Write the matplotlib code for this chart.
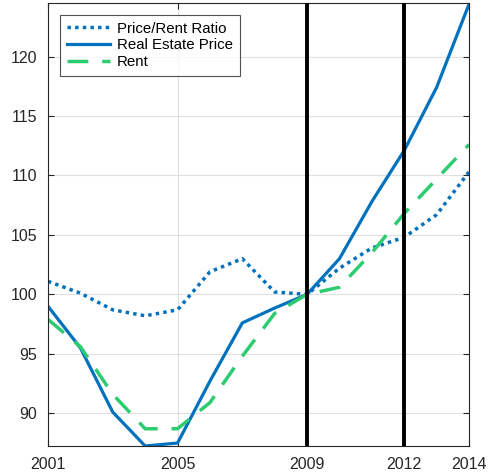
import matplotlib
matplotlib.use("Agg")
import matplotlib.pyplot as plt

years = list(range(2001, 2015))
price_rent_ratio = [101.1, 100.1, 98.7, 98.2, 98.7, 101.9, 103.0, 100.2, 100.0, 102.2, 103.9, 104.8, 106.7, 110.3]
real_estate_price = [99.0, 95.5, 90.1, 87.25, 87.5, 92.7, 97.6, 98.85, 100.0, 103.0, 107.8, 112.1, 117.4, 124.4]
rent = [97.9, 95.6, 91.6, 88.7, 88.7, 90.9, 94.8, 98.4, 100.0, 100.6, 103.5, 106.8, 109.7, 112.6]
xticks = [2001, 2005, 2009, 2012, 2014]
yticks = [90, 95, 100, 105, 110, 115, 120]
vlines = [2009, 2012]

blue = "#0072BD"
green = "#2ECC71"

plt.rcParams['font.family'] = ['Liberation Sans', 'DejaVu Sans']
fig = plt.figure(figsize=(4.88, 4.75), dpi=100)
ax = fig.add_axes([48/488, 29/475, 421/488, 443/475])

ax.plot(years, price_rent_ratio, color=blue, lw=2.5, linestyle=(0, (1, 1.2)), label="Price/Rent Ratio")
ax.plot(years, real_estate_price, color=blue, lw=2.3, label="Real Estate Price")
ax.plot(years, rent, color=green, lw=2.5, linestyle=(0, (6, 4)), label="Rent")
for v in vlines:
    ax.axvline(v, color="black", lw=2.8, zorder=3)

ax.set_xlim(2001, 2014)
ax.set_ylim(87.25, 124.5)
ax.set_xticks(xticks)
ax.set_yticks(yticks)
ax.grid(True, color="#e0e0e0", lw=0.8)
ax.set_axisbelow(True)
ax.tick_params(direction="in", top=True, right=True, labelsize=11.5, colors="#262626", length=4, pad=8)
for s in ax.spines.values():
    s.set_color("#262626")
    s.set_linewidth(0.8)

leg = ax.legend(loc="upper left", bbox_to_anchor=(0.028, 0.973), fontsize=10.8, frameon=True,
                fancybox=False, edgecolor="#262626", handlelength=2.9, borderpad=0.45,
                labelspacing=0.18, handletextpad=0.45, borderaxespad=0)
leg.get_frame().set_linewidth(0.8)

fig.savefig("out.png", dpi=100)
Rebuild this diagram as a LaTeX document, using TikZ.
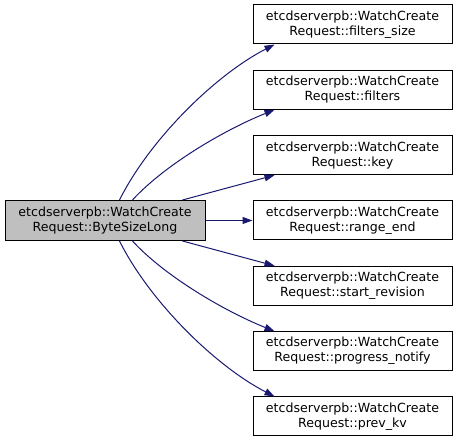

Exercise prompt: Quote the data exactly, leaving every image out of the copy.

Reply to the exercise:
Write the matplotlib code for this chart.
import matplotlib
matplotlib.use("Agg")
import matplotlib.pyplot as plt

years = list(range(2001, 2015))
price_rent_ratio = [101.1, 100.1, 98.7, 98.2, 98.7, 101.9, 103.0, 100.2, 100.0, 102.2, 103.9, 104.8, 106.7, 110.3]
real_estate_price = [99.0, 95.5, 90.1, 87.25, 87.5, 92.7, 97.6, 98.85, 100.0, 103.0, 107.8, 112.1, 117.4, 124.4]
rent = [97.9, 95.6, 91.6, 88.7, 88.7, 90.9, 94.8, 98.4, 100.0, 100.6, 103.5, 106.8, 109.7, 112.6]
xticks = [2001, 2005, 2009, 2012, 2014]
yticks = [90, 95, 100, 105, 110, 115, 120]
vlines = [2009, 2012]

blue = "#0072BD"
green = "#2ECC71"

plt.rcParams['font.family'] = ['Liberation Sans', 'DejaVu Sans']
fig = plt.figure(figsize=(4.88, 4.75), dpi=100)
ax = fig.add_axes([48/488, 29/475, 421/488, 443/475])

ax.plot(years, price_rent_ratio, color=blue, lw=2.5, linestyle=(0, (1, 1.2)), label="Price/Rent Ratio")
ax.plot(years, real_estate_price, color=blue, lw=2.3, label="Real Estate Price")
ax.plot(years, rent, color=green, lw=2.5, linestyle=(0, (6, 4)), label="Rent")
for v in vlines:
    ax.axvline(v, color="black", lw=2.8, zorder=3)

ax.set_xlim(2001, 2014)
ax.set_ylim(87.25, 124.5)
ax.set_xticks(xticks)
ax.set_yticks(yticks)
ax.grid(True, color="#e0e0e0", lw=0.8)
ax.set_axisbelow(True)
ax.tick_params(direction="in", top=True, right=True, labelsize=11.5, colors="#262626", length=4, pad=8)
for s in ax.spines.values():
    s.set_color("#262626")
    s.set_linewidth(0.8)

leg = ax.legend(loc="upper left", bbox_to_anchor=(0.028, 0.973), fontsize=10.8, frameon=True,
                fancybox=False, edgecolor="#262626", handlelength=2.9, borderpad=0.45,
                labelspacing=0.18, handletextpad=0.45, borderaxespad=0)
leg.get_frame().set_linewidth(0.8)

fig.savefig("out.png", dpi=100)
Rebuild this diagram as a LaTeX document, using TikZ.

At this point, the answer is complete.